3. No access control
Excel can’t manage:
Who can edit what
Who can view what
Who changed what
And sharing sensitive data becomes a governance nightmare.
4. No audit history
Procurement relies heavily on context.
Excel offers no change logs beyond manual comments or “track changes,” which no one can maintain across a team.
5. No automation
Your dashboards don’t update.
Your savings don’t recalculate automatically across initiatives.
Your leadership reports don’t build themselves.
Your weekly summaries must be written manually.
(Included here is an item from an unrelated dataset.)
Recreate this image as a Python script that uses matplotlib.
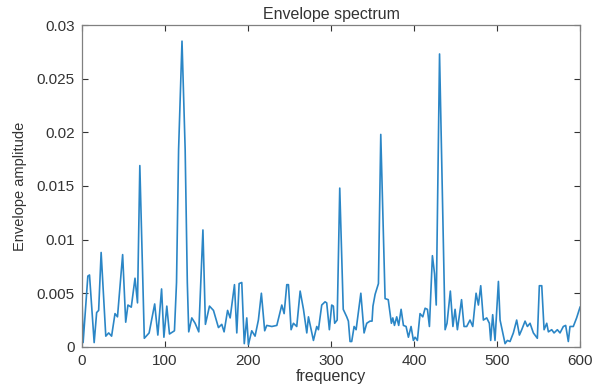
import numpy as np
import matplotlib
matplotlib.use("Agg")
from matplotlib import pyplot as plt

# valori (frequenza, ampiezza inviluppo)
freq = [0, 1.5, 7.2, 9.2, 14.8, 17.8, 20.2, 23.2, 28.8, 32.3, 35.8, 39.9, 42.9, 49.1, 52.8, 55.5,
	59.5, 64.0, 67.0, 69.8, 75.2, 81.0, 87.7, 91.5, 96.0, 98.8, 102.3, 105.5, 111.5, 114.0, 116.5,
	120.6, 124.4, 127.0, 128.7, 132.4, 136.4, 140.8, 145.8, 148.8, 153.7, 158.5, 164.5, 168.5,
	171.3, 175.5, 178.6, 183.8, 186.6, 189.4, 192.6, 195.6, 198.6, 200.6, 204.6, 208.6, 212.6,
	216.2, 220.2, 222.7, 228.8, 234.8, 240.8, 243.6, 246.8, 248.8, 252.0, 254.8, 258.8, 262.9,
	266.9, 270.9, 272.9, 278.9, 282.9, 284.9, 288.9, 292.9, 294.9, 298.1, 300.9, 302.9, 304.5,
	307.5, 310.6, 314.8, 319.0, 321.0, 323.0, 325.0, 327.9, 330.3, 336.0, 339.9, 343.1, 347.0,
	349.5, 350.6, 353.2, 357.2, 360.0, 365.2, 369.0, 372.8, 374.5, 376.5, 379.2, 381.6, 384.5,
	387.3, 390.5, 393.3, 396.5, 399.3, 401.3, 404.1, 407.3, 410.6, 413.4, 416.2, 418.6, 422.2,
	424.8, 426.8, 430.8, 437.5, 439.8, 443.8, 446.9, 449.5, 452.3, 457.3, 460.3, 463.5, 467.5,
	470.8, 474.8, 477.6, 480.4, 483.6, 487.6, 490.8, 492.4, 494.8, 497.6, 501.7, 503.7, 506.9,
	509.7, 512.5, 515.7, 519.7, 523.7, 527.0, 529.8, 533.8, 536.6, 539.8, 543.8, 548.6, 551.0,
	553.9, 556.7, 559.9, 561.9, 565.9, 568.7, 572.7, 575.9, 579.9, 582.7, 585.9, 587.9, 591.9,
	595.9, 600.0]
ampiezza = [0.0050, 0.0004, 0.0066, 0.0067, 0.0004, 0.0032, 0.0034, 0.0088, 0.0010, 0.0013, 0.0010,
	0.0031, 0.0028, 0.0086, 0.0023, 0.0039, 0.0037, 0.0064, 0.0041, 0.0169, 0.0008, 0.0013, 0.0040,
	0.0011, 0.0054, 0.0009, 0.0038, 0.0012, 0.0015, 0.0060, 0.0184, 0.0285, 0.0184, 0.0060, 0.0014,
	0.0027, 0.0022, 0.0014, 0.0109, 0.0021, 0.0038, 0.0034, 0.0018, 0.0021, 0.0014, 0.0034, 0.0027,
	0.0058, 0.0013, 0.0059, 0.0060, 0.0003, 0.0027, 0.0002, 0.0015, 0.0010, 0.0025, 0.0050, 0.0015,
	0.0020, 0.0019, 0.0020, 0.0039, 0.0031, 0.0058, 0.0058, 0.0016, 0.0022, 0.0019, 0.0052, 0.0035,
	0.0013, 0.0028, 0.0006, 0.0019, 0.0016, 0.0039, 0.0042, 0.0041, 0.0016, 0.0039, 0.0038, 0.0022,
	0.0025, 0.0148, 0.0035, 0.0028, 0.0024, 0.0005, 0.0005, 0.0019, 0.0016, 0.0050, 0.0013, 0.0022,
	0.0024, 0.0024, 0.0038, 0.0049, 0.0059, 0.0198, 0.0045, 0.0044, 0.0022, 0.0027, 0.0020, 0.0028,
	0.0020, 0.0035, 0.0020, 0.0019, 0.0009, 0.0019, 0.0006, 0.0009, 0.0006, 0.0031, 0.0028, 0.0036,
	0.0035, 0.0019, 0.0085, 0.0068, 0.0039, 0.0273, 0.0016, 0.0022, 0.0052, 0.0019, 0.0035, 0.0016,
	0.0044, 0.0019, 0.0019, 0.0025, 0.0019, 0.0050, 0.0039, 0.0057, 0.0025, 0.0027, 0.0022, 0.0006,
	0.0030, 0.0006, 0.0061, 0.0025, 0.0013, 0.0003, 0.0006, 0.0005, 0.0013, 0.0025, 0.0011, 0.0016,
	0.0024, 0.0019, 0.0022, 0.0013, 0.0008, 0.0057, 0.0057, 0.0016, 0.0022, 0.0014, 0.0016, 0.0013,
	0.0016, 0.0013, 0.0019, 0.0020, 0.0005, 0.0019, 0.0019, 0.0027, 0.0037]

x_ticks = [0, 100, 200, 300, 400, 500, 600]
y_ticks = [0, 0.005, 0.01, 0.015, 0.02, 0.025, 0.03]
y_tick_labels = ["0", "0.005", "0.01", "0.015", "0.02", "0.025", "0.03"]

def main():
	plt.rcParams['font.family'] = ['Liberation Sans', 'DejaVu Sans']
	grigio = '#333333'

	fig = plt.figure(figsize=(6.02, 3.88), dpi=100)
	ax = fig.add_axes([0.136, 0.106, 0.8275, 0.8295])

	#linea dello spettro, colore un po' piu' chiaro per l'immagine sfocata
	ax.plot(freq, ampiezza, color='#2b86c6', lw=1.2)

	ax.set_xlim([0, 600])
	ax.set_ylim([0, 0.03])
	ax.set_xticks(x_ticks)
	ax.set_yticks(y_ticks)
	ax.set_yticklabels(y_tick_labels)

	ax.tick_params(direction='in', top=True, right=True, length=4, width=0.8,
		labelsize=11, colors=grigio, pad=5)
	for s in ax.spines.values():
		s.set_color('#808080')
		s.set_linewidth(0.9)

	ax.set_title("Envelope spectrum", fontsize=11.5, color=grigio, pad=4)
	ax.set_xlabel("frequency", fontsize=11.5, color=grigio, labelpad=1)
	ax.set_ylabel("Envelope amplitude", fontsize=10.5, color=grigio, labelpad=7)

	fig.savefig("out.png", dpi=100)

if(__name__ == "__main__"):
	main()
In 2026, when AI can generate intelligent insights instantly, Excel still leaves procurement teams doing repetitive administrative work by hand.
6. It doesn’t scale
A 40-column pipeline works…
until the team grows.
And then grows again.
And suddenly:
18 people update the same file
14 variations exist in different folders
Nobody knows which one is correct
Reporting becomes painful
Leadership loses confidence
Excel is perfect for 1–3 people.
It collapses beyond that.
7. It creates chaos for leadership
CFOs and CPOs don’t want spreadsheets.
They want clarity:
Pipeline health
Savings outlook
Risks
Timelines
Top opportunities
Stalled initiatives
Excel hides that clarity.
Dashboard screenshots aren’t enough.
Static charts get outdated the moment the file changes.
This visibility gap is now one of procurement’s biggest strategic challenges.